At this point in the year, I have read over 30 books written by men. You’d think I would have gained some understanding of the lesser sex. Unfortunately, seminars rarely move to discussion on what Aristotle thought about hook-up culture or ambiguous romantic communication. No, instead we discuss love as a means to an epistemological end, something to prove divine existence. We are taught to dismiss corporeal feelings and affections and avoid conversation that would implicate us in something… frivolous? But why do we read “great” books in the first place? In an environment like Yale, we claim to do this whole intellectual thing for real. We really believe that studying Shakespeare can teach us something fundamental about who we are and want to be. I’m a believer. I do think that Hamlet reveals something about forgetting and not knowing, and I trust that Homer does have something eternally applicable to say about who and what gets to change. But the thing is, I also believe that our academic conversations would be so much better if they lived in the specific. Notions of what Achilles’ rage means for “the human condition” would be so much more insightful if we actually talked about what this condition is.
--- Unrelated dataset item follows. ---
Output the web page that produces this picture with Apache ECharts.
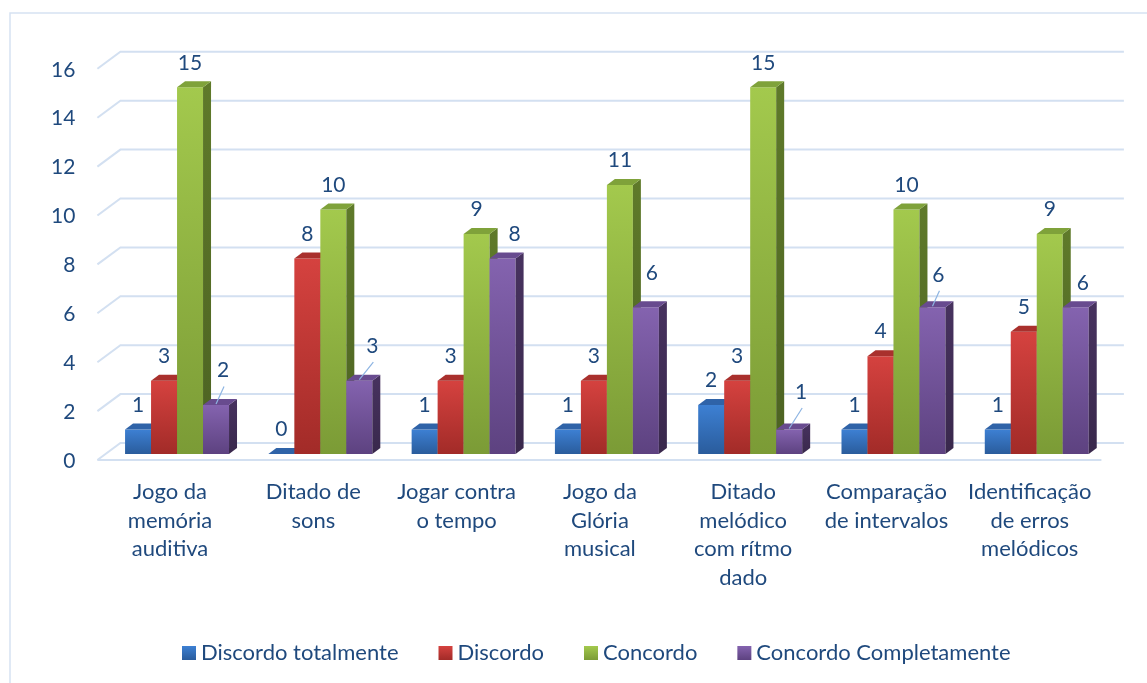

The people who sit around your seminar table aren’t Greek heroes trying to return home, they are hungover, homesick, and heartbroken. But maybe there isn’t much of a difference.
SEXTUS ON SEX
Regretting and replaying an awkward encounter? Vying for something you can’t have? Worried too many details will spread to too many people? Never fear, Sextus totally has your post-coital back. Fortunately for us, Sextus wrote compelling if not slightly terrifying arguments about having decent reasons to doubt everything. For every argument, there exists an equally powerful one on the contrary. So maybe Friday didn’t end how you wanted it to. You’ve already inspected and dissected every text, aside, and pause of breath. Maybe you even brought in the experts. But the thing your suitemates might not be willing to tell you is what Sextus would have no problem saying: it really do be like that… sometimes. From your perspective, it’s a disaster. But if you treat yourself with compassion, call your notions of what is and is not ideal into question, suddenly your judgements seem less judicial. What Sextus got right is that so much of living is about change, making it impossible to the see the world in absolute terms. What you perceived as a huge sexual misstep may have gone unnoticed by other interested parties. My point is, give some thought to the other side of things and don’t accept everything just as it seems.
SENECA ON SNAPCHAT
You are livid. Is it that difficult to open a Snapchat when you are constantly on your phone? You can watch my story but when it comes to responding to my perfectly-imperfect-working-hard-but-hardly-working snap, that tiny red box is a huge obstruction. Soon, you’re seeing red, and it isn’t just the arrow that points to the futility of your efforts. Let’s be honest, Snapchat and so many other forms of frustrating communication can make you pretty mad. However, Seneca has some wise words for when your blood starts to boil. No matter how hard we try, nearly everything is out of our control. The one thing we know for certain is that anger gets you absolutely nowhere. In fact, Seneca would say that anger puts you in a miserable hurry. As time ticks on, you continue to lunge for what you can never have, ensnaring yourself in a vicious cycle of want and anger. So why not accept what you can’t control and consciously surrender to your own desire? Choose peace over irrational rage, and just be cool about it.
PETRARCH ON PUNISHMENT
You exit a conversation with great plans for what you should have said. You regret not making the move that would have prevented her from talking to him. Each trip to his Instagram is a knife to the chest. With the obsession comes brutal self-punishment. Petrarch knew a little about watching and wishing from afar. He literally wrote about someone he never talked to. I’m not sure that he lived in this space of regret and punishment, though. Rather, I think he appreciated the subtle beauty of just feeling. No, he never got the girl, but he did write quite beautifully about his failure. Because there is something just plain exciting about infatuation. So maybe things aren’t going anywhere. Can it be enough to just appreciate what you’re feeling and where you are? Can you and your experience be enough?